» WHAT TO PRODUCE:
The required output consists solely of the lines from the one containing "Convert this chart" down to the one containing "ax = fig.add_axes([0.161, 0.150, 0.802, 0.814])", both included, each quoted exactly.

» DATASET ENTRIES:
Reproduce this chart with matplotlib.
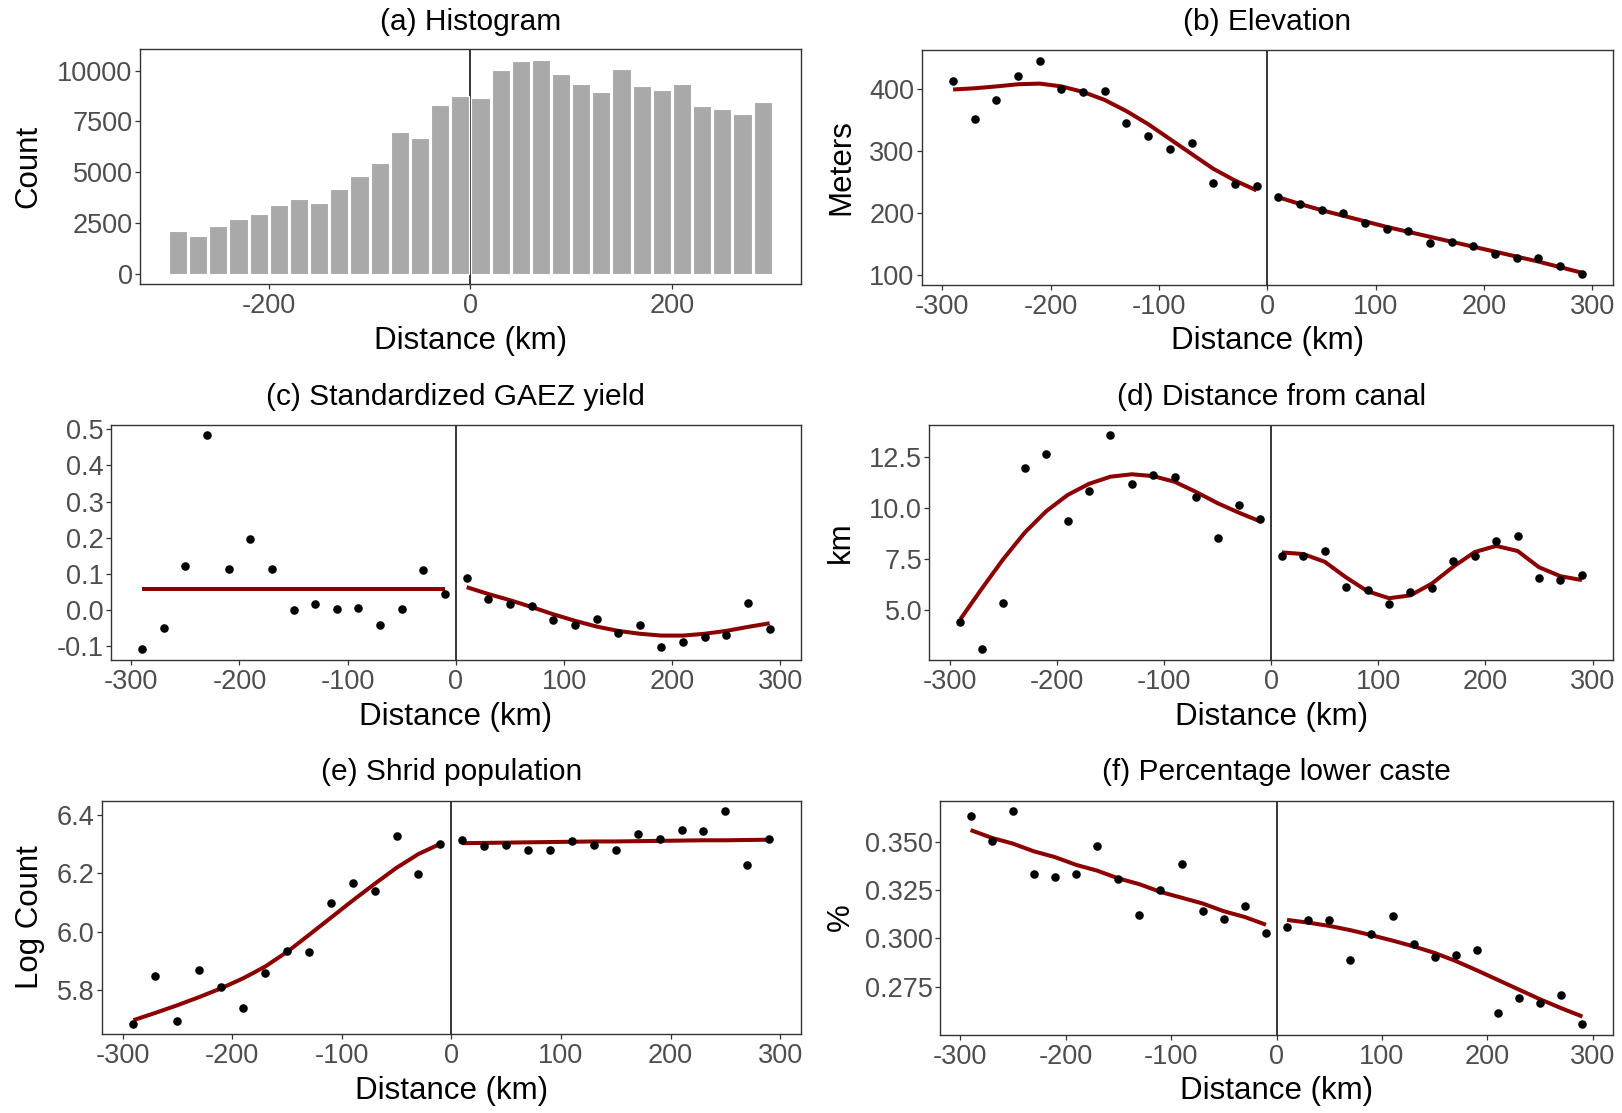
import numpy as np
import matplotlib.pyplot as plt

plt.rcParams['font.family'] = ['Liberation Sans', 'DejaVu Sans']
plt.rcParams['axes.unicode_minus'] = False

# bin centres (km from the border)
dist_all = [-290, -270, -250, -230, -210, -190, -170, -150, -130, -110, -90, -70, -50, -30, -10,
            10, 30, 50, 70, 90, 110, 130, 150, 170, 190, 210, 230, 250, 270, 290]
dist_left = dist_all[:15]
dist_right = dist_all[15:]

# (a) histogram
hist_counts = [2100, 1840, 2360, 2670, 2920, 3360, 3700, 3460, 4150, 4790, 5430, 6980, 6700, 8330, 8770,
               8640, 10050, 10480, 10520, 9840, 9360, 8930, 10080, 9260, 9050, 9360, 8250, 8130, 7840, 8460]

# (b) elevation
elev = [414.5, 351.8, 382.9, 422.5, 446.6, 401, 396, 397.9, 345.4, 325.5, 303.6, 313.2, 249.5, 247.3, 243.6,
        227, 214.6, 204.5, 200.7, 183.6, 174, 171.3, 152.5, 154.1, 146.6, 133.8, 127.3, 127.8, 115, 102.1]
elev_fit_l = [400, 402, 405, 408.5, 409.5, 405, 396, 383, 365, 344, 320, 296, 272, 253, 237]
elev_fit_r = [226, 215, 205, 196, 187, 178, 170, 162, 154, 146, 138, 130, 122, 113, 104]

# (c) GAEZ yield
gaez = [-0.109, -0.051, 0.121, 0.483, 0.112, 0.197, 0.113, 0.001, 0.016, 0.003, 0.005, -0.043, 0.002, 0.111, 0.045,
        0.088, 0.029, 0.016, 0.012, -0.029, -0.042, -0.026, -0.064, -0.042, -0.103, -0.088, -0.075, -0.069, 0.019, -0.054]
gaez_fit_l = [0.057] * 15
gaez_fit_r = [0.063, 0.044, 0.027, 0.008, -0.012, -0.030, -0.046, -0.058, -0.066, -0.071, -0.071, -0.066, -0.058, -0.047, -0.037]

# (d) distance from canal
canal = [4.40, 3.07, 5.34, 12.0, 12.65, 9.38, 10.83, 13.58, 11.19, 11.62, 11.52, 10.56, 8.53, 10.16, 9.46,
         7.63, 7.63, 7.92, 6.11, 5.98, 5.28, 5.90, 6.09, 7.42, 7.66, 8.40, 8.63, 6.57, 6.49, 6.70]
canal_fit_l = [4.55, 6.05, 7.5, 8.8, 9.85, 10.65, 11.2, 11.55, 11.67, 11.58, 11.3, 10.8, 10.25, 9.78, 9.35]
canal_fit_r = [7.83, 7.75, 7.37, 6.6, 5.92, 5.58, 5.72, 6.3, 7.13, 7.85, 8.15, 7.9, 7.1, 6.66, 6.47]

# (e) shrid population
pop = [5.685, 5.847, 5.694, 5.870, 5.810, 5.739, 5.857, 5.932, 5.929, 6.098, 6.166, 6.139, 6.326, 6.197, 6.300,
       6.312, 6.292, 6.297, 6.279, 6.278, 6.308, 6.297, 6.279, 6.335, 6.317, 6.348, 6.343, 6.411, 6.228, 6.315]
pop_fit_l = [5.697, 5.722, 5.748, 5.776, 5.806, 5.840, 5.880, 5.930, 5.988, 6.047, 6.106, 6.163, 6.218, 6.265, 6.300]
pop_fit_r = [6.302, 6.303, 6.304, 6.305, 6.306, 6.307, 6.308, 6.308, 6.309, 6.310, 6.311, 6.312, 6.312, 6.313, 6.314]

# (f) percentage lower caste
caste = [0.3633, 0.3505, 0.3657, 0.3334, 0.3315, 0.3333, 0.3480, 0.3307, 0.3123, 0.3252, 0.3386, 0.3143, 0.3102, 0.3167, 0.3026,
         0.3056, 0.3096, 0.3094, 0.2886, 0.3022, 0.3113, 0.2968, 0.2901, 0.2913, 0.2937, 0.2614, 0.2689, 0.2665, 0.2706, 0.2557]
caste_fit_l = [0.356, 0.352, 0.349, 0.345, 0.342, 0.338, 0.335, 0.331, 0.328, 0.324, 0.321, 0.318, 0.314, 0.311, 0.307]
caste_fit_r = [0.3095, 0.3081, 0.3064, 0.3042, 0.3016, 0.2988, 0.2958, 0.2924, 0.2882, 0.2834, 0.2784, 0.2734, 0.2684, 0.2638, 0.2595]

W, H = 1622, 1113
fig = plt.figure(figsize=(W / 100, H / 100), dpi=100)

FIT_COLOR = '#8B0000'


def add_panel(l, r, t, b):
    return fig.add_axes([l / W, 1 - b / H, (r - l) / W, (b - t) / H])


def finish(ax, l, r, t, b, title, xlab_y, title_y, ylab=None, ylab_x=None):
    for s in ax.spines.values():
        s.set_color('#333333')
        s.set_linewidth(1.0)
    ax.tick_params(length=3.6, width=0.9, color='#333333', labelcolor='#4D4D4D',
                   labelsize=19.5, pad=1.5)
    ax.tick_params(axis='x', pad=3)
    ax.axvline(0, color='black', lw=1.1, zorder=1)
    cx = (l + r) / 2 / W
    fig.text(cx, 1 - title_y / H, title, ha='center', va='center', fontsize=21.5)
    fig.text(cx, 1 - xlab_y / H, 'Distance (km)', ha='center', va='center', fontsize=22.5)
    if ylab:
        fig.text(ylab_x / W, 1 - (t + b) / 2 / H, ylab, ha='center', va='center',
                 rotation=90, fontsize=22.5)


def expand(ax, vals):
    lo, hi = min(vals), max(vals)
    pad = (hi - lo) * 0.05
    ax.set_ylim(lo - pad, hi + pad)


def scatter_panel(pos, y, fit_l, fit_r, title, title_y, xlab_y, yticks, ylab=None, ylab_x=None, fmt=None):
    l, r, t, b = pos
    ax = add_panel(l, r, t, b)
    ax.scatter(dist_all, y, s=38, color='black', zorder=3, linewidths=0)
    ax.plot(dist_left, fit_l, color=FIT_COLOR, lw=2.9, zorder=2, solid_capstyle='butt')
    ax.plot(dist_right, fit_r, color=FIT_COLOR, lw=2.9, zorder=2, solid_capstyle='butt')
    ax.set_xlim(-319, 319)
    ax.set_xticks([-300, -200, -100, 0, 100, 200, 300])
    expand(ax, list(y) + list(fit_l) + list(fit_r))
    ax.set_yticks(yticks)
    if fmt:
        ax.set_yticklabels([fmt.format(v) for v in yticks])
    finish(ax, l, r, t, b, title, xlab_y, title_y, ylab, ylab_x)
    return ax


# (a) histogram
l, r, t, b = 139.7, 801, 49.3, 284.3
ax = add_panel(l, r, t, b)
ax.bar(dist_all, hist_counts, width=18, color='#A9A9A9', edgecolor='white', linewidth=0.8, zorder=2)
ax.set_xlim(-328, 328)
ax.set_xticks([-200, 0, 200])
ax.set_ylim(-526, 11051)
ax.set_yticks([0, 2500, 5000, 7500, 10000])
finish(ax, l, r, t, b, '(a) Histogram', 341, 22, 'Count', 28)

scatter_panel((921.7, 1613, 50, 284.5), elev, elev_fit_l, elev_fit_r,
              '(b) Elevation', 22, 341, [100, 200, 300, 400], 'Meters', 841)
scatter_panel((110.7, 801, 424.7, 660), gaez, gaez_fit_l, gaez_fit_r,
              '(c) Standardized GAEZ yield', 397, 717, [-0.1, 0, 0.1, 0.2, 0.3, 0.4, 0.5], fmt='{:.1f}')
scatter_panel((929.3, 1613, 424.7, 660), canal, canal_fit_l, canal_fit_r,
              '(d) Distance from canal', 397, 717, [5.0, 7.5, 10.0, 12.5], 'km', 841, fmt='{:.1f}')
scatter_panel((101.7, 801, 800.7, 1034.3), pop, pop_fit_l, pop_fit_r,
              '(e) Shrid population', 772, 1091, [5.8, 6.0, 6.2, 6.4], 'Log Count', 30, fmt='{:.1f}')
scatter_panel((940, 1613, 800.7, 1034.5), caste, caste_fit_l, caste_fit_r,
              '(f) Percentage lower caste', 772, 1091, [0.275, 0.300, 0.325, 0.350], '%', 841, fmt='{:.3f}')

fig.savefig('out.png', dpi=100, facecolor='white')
---
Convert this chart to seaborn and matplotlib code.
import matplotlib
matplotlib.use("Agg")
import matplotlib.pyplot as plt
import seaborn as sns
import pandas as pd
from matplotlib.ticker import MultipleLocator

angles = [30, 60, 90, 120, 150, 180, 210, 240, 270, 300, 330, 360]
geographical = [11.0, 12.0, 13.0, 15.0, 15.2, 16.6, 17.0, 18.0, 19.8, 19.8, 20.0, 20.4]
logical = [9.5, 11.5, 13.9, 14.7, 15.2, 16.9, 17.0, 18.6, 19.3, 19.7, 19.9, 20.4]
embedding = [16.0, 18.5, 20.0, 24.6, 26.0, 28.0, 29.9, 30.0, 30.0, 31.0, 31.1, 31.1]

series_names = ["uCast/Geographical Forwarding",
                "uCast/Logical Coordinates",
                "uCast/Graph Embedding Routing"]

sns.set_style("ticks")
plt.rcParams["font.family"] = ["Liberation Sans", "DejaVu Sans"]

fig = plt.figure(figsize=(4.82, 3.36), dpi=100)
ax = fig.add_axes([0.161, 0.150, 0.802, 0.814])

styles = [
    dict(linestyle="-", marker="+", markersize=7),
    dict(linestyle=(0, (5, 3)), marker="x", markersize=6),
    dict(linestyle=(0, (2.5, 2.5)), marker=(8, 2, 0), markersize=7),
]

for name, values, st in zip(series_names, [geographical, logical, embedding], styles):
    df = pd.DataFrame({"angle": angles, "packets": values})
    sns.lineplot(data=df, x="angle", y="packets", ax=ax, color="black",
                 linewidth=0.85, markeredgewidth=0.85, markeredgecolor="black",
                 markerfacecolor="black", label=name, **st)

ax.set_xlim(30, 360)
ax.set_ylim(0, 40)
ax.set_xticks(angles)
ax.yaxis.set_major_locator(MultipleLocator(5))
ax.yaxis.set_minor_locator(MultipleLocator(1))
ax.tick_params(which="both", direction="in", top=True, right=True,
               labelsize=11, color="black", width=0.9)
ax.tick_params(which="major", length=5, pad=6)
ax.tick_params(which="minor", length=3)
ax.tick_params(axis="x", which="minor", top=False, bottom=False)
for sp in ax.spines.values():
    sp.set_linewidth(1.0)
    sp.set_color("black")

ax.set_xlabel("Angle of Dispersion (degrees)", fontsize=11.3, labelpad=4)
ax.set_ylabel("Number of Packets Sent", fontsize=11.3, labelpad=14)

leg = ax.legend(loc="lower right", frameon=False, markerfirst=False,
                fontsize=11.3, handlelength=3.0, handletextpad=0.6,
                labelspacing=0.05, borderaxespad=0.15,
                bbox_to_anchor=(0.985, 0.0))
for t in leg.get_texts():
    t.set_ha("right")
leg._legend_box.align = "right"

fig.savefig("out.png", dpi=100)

» EXERCISE SOLUTION:
Convert this chart to seaborn and matplotlib code.
import matplotlib
matplotlib.use("Agg")
import matplotlib.pyplot as plt
import seaborn as sns
import pandas as pd
from matplotlib.ticker import MultipleLocator

angles = [30, 60, 90, 120, 150, 180, 210, 240, 270, 300, 330, 360]
geographical = [11.0, 12.0, 13.0, 15.0, 15.2, 16.6, 17.0, 18.0, 19.8, 19.8, 20.0, 20.4]
logical = [9.5, 11.5, 13.9, 14.7, 15.2, 16.9, 17.0, 18.6, 19.3, 19.7, 19.9, 20.4]
embedding = [16.0, 18.5, 20.0, 24.6, 26.0, 28.0, 29.9, 30.0, 30.0, 31.0, 31.1, 31.1]

series_names = ["uCast/Geographical Forwarding",
                "uCast/Logical Coordinates",
                "uCast/Graph Embedding Routing"]

sns.set_style("ticks")
plt.rcParams["font.family"] = ["Liberation Sans", "DejaVu Sans"]

fig = plt.figure(figsize=(4.82, 3.36), dpi=100)
ax = fig.add_axes([0.161, 0.150, 0.802, 0.814])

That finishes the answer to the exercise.